According to the Fraser Institute’s 2025 Annual Survey of Mining Companies, mining executives rank jurisdictions based on geological potential and government policy, including taxation, regulatory certainty, and infrastructure quality.

The survey, which polled over 2,300 executives, combines a Policy Perception Index (PPI) and a Best Practices Mineral Potential Index to produce the Investment Attractiveness Index (IAI).

Globally, the most attractive mining jurisdictions continue to be in North America and Oceania, led by Nevada, Ontario, and Saskatchewan. Africa, despite its vast resources, still faces significant hurdles.

Africa’s survey results show that while the continent is rich in minerals, policy, governance, and local content measures are decisive in attracting and sustaining mining investment.

Here are Africa’s top 10 mining jurisdictions in 2025 according to survey data from the Fraser Institute.

Within this context, some countries have made notable strides.

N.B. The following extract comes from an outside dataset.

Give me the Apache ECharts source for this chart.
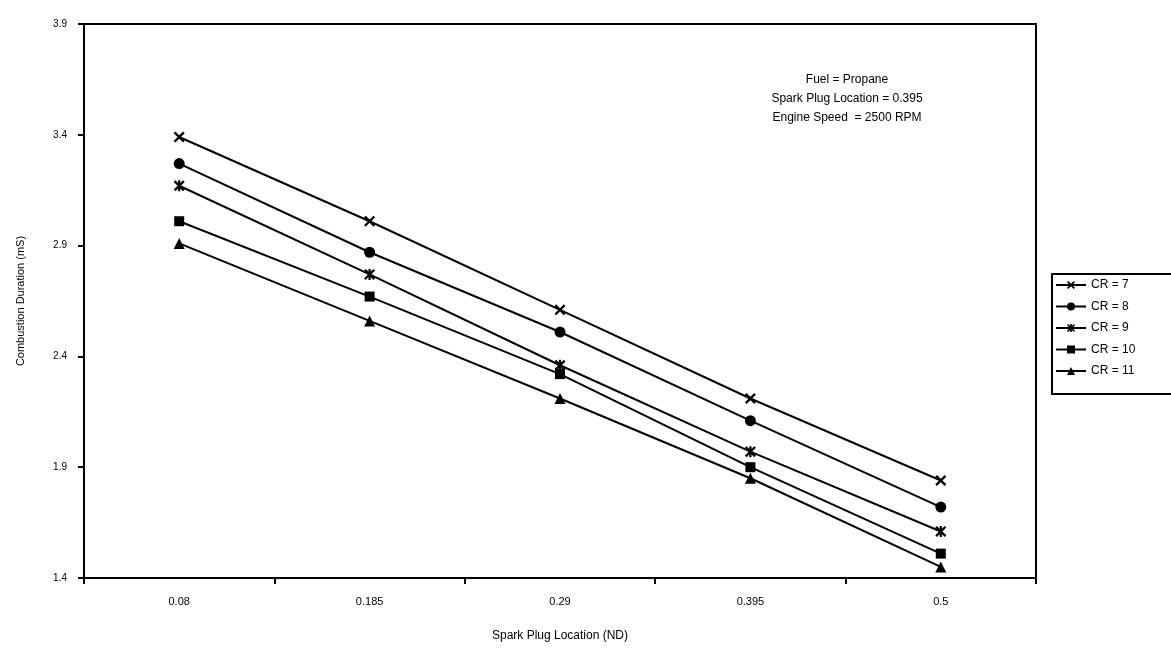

Botswana tops the continent, combining strong geological potential with favorable mining policies, followed by Morocco and Zambia.

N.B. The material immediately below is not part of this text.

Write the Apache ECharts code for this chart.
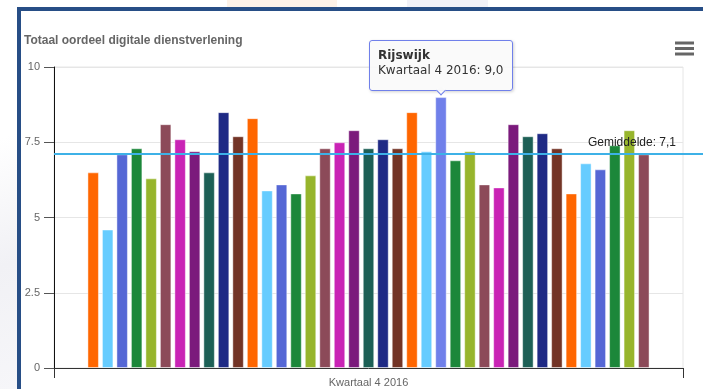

Africa’s Mining Revenue Challenge

Nationalization attempts, higher royalties, and stricter local content rules have emerged in countries such as the AES region, South Africa, and Zimbabwe, reflecting a push to ensure that Africa’s mineral riches translate into jobs, infrastructure, and domestic revenue rather than primarily benefiting multinationals.

These measures aim to strike a balance: keeping foreign investment while increasing the economic benefits for local populations.